The founders of FWD.us included investors Reid Hoffman, Sean Parker. and Ron Conway, who led advocacy efforts for Silicon Valley even before 2013. Until Biden was elected, Conway and Hoffman employed Ron Klain, Biden’s chief of staff.
Conway is now working with FWD.us member Sean Parker to spike housing prices by letting state governments and influential employers import foreign workers for jobs needed by Americans. Their proposal is also included in Biden’s January 20 immigration bill.
The President of FWD.us, Todd Schulte, is a career Democrat staffer. He was chief of staff at the Priorities USA Action pro-Obama group before joining FWD.us in 2013.
The deputy leader of FWD.us, Alida Garcia, sat on the steering committee for the progressive amnesty campaign. But she took a short-lived White House job in mid-March. The campaign announced March 19:
FWD.us Vice President of Advocacy and We Are Home Steering Committee member Alida Garcia is taking temporary leave to serve as the White House’s Senior Adviser for Migration Outreach and Engagement.
The group seems to have very close ties to Alejandro Mayorkas, the pro-migration secretary of the Department of Homeland Security. FWD.us supported his nomination, and Mayorkas has since hired many migration activists from groups backed by FWD.us. For example, Mayorkas hired Lucas Guttentag, a pro-migration lawyer at Stanford and Yale whose anti-Trump project was backed by FWD.us.
FWD.us can also call upon a network of contractors, alumni — such as Mike Troncoso — and corporate allies to help shape White House policy.
Biden’s agencies are “loaded with [pro-migration] appointees from the various activist groups that FWD.us and other organizations fund and coordinate,” said Krikorian. “The White House is more cautious because it has to actually answer to the voters, and it has a broader agenda than just immigration.”
There have been few behind-the-scenes leaks from Biden’s White House, partly because Biden has hired far fewer D.C.-outsiders than did President Donald Trump. Biden’s core group of long-time staffers guard their boss and only leak vague descriptions of internal debates. For example, in April, media outlets struggled to understand Biden’s instant reversal after his staffers announced on April 16 the government would only accept 15,000 refugees in 2021.
But what is clear is that FWD.us and its allies sharply criticized the 15,000 decision as soon as it was announced, and before Biden reversed the policy:
At some of our best moments, America has been a beacon of hope and a nation that actively seeks to welcome those seeking refuge—and at some of our worst, we turned our back on those very people in their time of greatest need … today’s decision is not only morally wrong, but will make the forced migration situation from Central America worse.

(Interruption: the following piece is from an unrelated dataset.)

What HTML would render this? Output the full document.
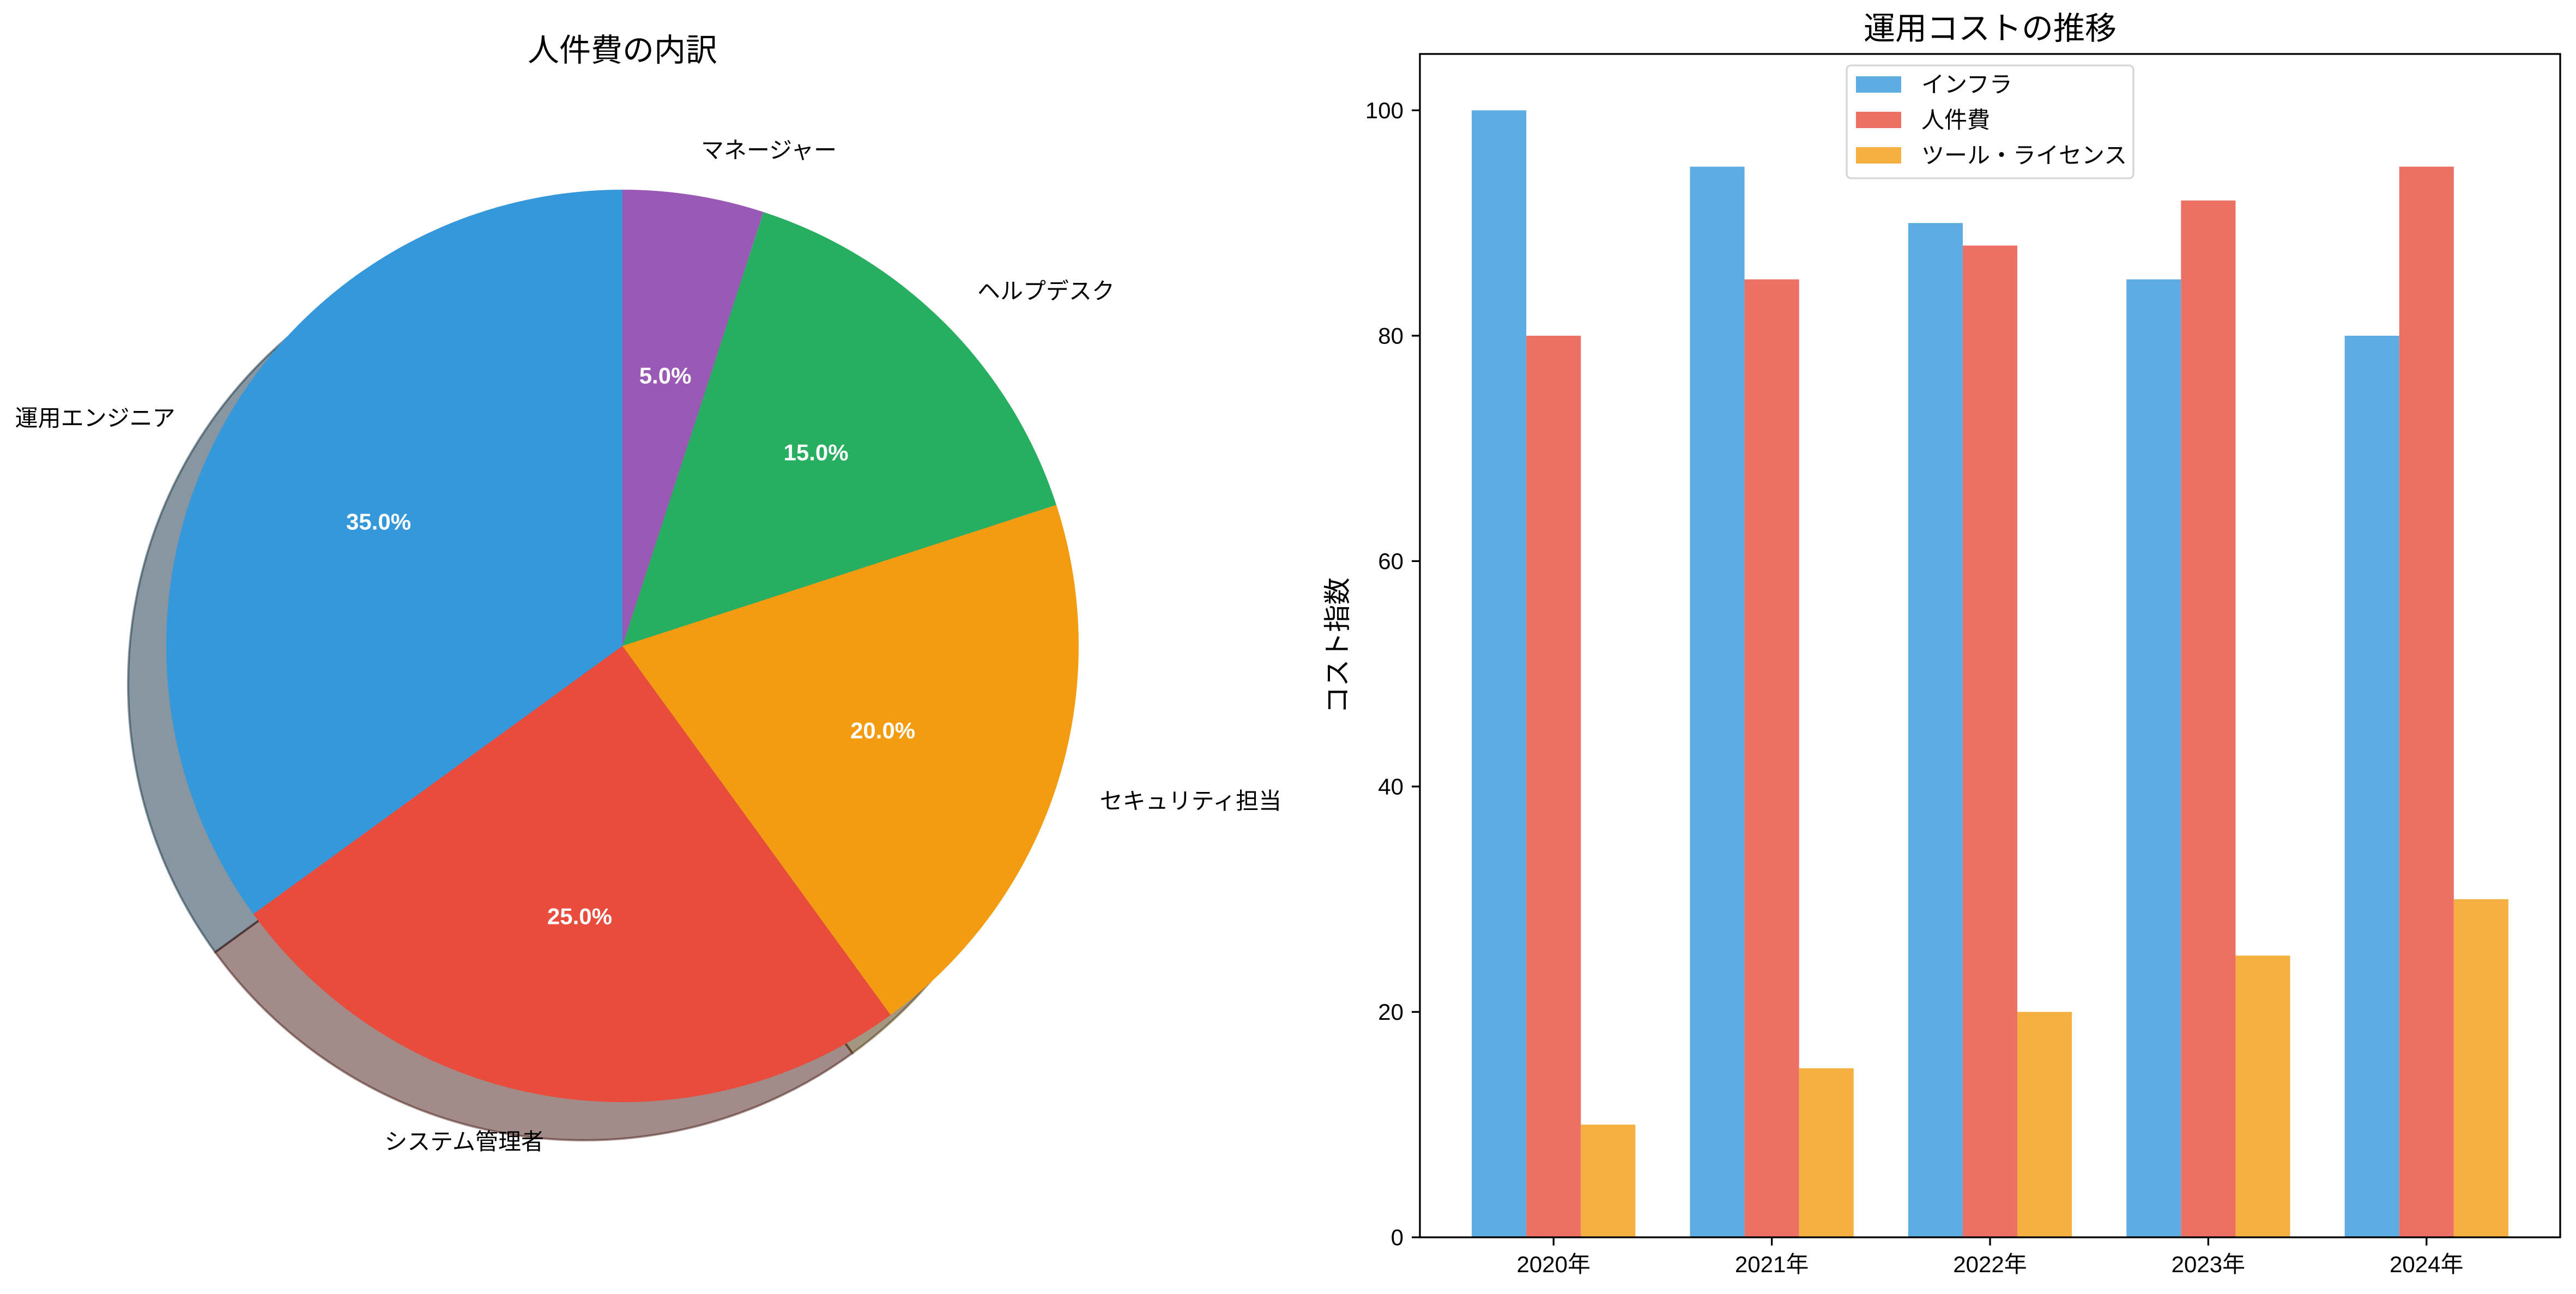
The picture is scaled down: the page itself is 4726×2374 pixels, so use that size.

We strongly urge President Biden to reverse this decision and commit to his prior promises to rebuild America’s refugee program.
FWD.us is rarely mentioned in the establishment media, despite its central role in labor policy, migration policies, and the amnesty debate.
When FWD.us does get mentioned, the coverage is very deferential. Few — if any — reporters are willing to identify the funders and purposes of the advocacy group.
The Associated Press, for example, merely described FWD.us as an “immigrant advocacy group.” HuffPost.com described Praeli as “a government manager at the immigrant rights group Fwd.us.” The New York Times‘ White House correspondent, Michael Shear, described it as “a pro-immigrants rights group.” Similarly, CNN interviewed Schulte on March 17, while describing him only as an “immigration and criminal justice advocate [with] a long history on this issue.”